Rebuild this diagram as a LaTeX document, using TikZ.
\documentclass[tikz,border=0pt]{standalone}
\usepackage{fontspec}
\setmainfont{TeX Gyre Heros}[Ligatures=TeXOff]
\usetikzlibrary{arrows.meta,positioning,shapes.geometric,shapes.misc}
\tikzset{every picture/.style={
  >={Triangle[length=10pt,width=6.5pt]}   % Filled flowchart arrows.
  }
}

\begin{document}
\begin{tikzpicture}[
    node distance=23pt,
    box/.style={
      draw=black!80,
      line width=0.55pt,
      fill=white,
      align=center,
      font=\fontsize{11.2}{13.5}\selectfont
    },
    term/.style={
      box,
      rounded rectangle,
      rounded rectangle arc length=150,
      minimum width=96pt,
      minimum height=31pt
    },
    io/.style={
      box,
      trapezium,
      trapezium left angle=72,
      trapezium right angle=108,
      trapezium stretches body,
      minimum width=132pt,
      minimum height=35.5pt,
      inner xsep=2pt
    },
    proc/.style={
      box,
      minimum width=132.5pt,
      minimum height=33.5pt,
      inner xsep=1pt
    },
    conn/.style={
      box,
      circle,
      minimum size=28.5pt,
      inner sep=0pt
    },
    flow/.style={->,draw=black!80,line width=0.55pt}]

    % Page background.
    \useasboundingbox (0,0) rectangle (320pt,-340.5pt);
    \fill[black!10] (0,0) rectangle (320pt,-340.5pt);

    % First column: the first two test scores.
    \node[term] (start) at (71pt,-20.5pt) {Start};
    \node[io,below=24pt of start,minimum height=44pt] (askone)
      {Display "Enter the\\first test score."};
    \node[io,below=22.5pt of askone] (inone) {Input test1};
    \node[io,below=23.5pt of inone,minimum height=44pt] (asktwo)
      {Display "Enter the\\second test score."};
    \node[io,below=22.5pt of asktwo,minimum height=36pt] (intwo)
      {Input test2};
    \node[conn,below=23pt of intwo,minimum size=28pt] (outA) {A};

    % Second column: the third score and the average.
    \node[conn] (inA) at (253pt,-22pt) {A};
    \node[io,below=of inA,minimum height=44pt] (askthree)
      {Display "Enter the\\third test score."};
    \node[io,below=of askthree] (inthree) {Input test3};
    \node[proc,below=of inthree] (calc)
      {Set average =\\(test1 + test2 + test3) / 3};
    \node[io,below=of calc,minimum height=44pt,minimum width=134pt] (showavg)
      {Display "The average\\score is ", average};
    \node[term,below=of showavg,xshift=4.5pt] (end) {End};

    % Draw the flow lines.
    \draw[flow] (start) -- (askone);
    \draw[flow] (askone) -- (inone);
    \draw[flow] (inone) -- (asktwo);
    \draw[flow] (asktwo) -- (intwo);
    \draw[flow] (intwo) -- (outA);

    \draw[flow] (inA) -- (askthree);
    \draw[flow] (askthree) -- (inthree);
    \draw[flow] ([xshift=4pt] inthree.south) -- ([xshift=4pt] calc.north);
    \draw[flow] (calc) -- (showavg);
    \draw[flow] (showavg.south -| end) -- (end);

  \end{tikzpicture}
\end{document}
- - - - - - -
* BRIEF:
Reproduce all the data word for word.

* ANSWER BELOW:
Rebuild this diagram as a LaTeX document, using TikZ.
\documentclass[tikz,border=0pt]{standalone}
\usepackage{fontspec}
\setmainfont{TeX Gyre Heros}[Ligatures=TeXOff]
\usetikzlibrary{arrows.meta,positioning,shapes.geometric,shapes.misc}
\tikzset{every picture/.style={
  >={Triangle[length=10pt,width=6.5pt]}   % Filled flowchart arrows.
  }
}

\begin{document}
\begin{tikzpicture}[
    node distance=23pt,
    box/.style={
      draw=black!80,
      line width=0.55pt,
      fill=white,
      align=center,
      font=\fontsize{11.2}{13.5}\selectfont
    },
    term/.style={
      box,
      rounded rectangle,
      rounded rectangle arc length=150,
      minimum width=96pt,
      minimum height=31pt
    },
    io/.style={
      box,
      trapezium,
      trapezium left angle=72,
      trapezium right angle=108,
      trapezium stretches body,
      minimum width=132pt,
      minimum height=35.5pt,
      inner xsep=2pt
    },
    proc/.style={
      box,
      minimum width=132.5pt,
      minimum height=33.5pt,
      inner xsep=1pt
    },
    conn/.style={
      box,
      circle,
      minimum size=28.5pt,
      inner sep=0pt
    },
    flow/.style={->,draw=black!80,line width=0.55pt}]

    % Page background.
    \useasboundingbox (0,0) rectangle (320pt,-340.5pt);
    \fill[black!10] (0,0) rectangle (320pt,-340.5pt);

    % First column: the first two test scores.
    \node[term] (start) at (71pt,-20.5pt) {Start};
    \node[io,below=24pt of start,minimum height=44pt] (askone)
      {Display "Enter the\\first test score."};
    \node[io,below=22.5pt of askone] (inone) {Input test1};
    \node[io,below=23.5pt of inone,minimum height=44pt] (asktwo)
      {Display "Enter the\\second test score."};
    \node[io,below=22.5pt of asktwo,minimum height=36pt] (intwo)
      {Input test2};
    \node[conn,below=23pt of intwo,minimum size=28pt] (outA) {A};

    % Second column: the third score and the average.
    \node[conn] (inA) at (253pt,-22pt) {A};
    \node[io,below=of inA,minimum height=44pt] (askthree)
      {Display "Enter the\\third test score."};
    \node[io,below=of askthree] (inthree) {Input test3};
    \node[proc,below=of inthree] (calc)
      {Set average =\\(test1 + test2 + test3) / 3};
    \node[io,below=of calc,minimum height=44pt,minimum width=134pt] (showavg)
      {Display "The average\\score is ", average};
    \node[term,below=of showavg,xshift=4.5pt] (end) {End};

    % Draw the flow lines.
    \draw[flow] (start) -- (askone);
    \draw[flow] (askone) -- (inone);
    \draw[flow] (inone) -- (asktwo);
    \draw[flow] (asktwo) -- (intwo);
    \draw[flow] (intwo) -- (outA);

    \draw[flow] (inA) -- (askthree);
    \draw[flow] (askthree) -- (inthree);
    \draw[flow] ([xshift=4pt] inthree.south) -- ([xshift=4pt] calc.north);
    \draw[flow] (calc) -- (showavg);
    \draw[flow] (showavg.south -| end) -- (end);

  \end{tikzpicture}
\end{document}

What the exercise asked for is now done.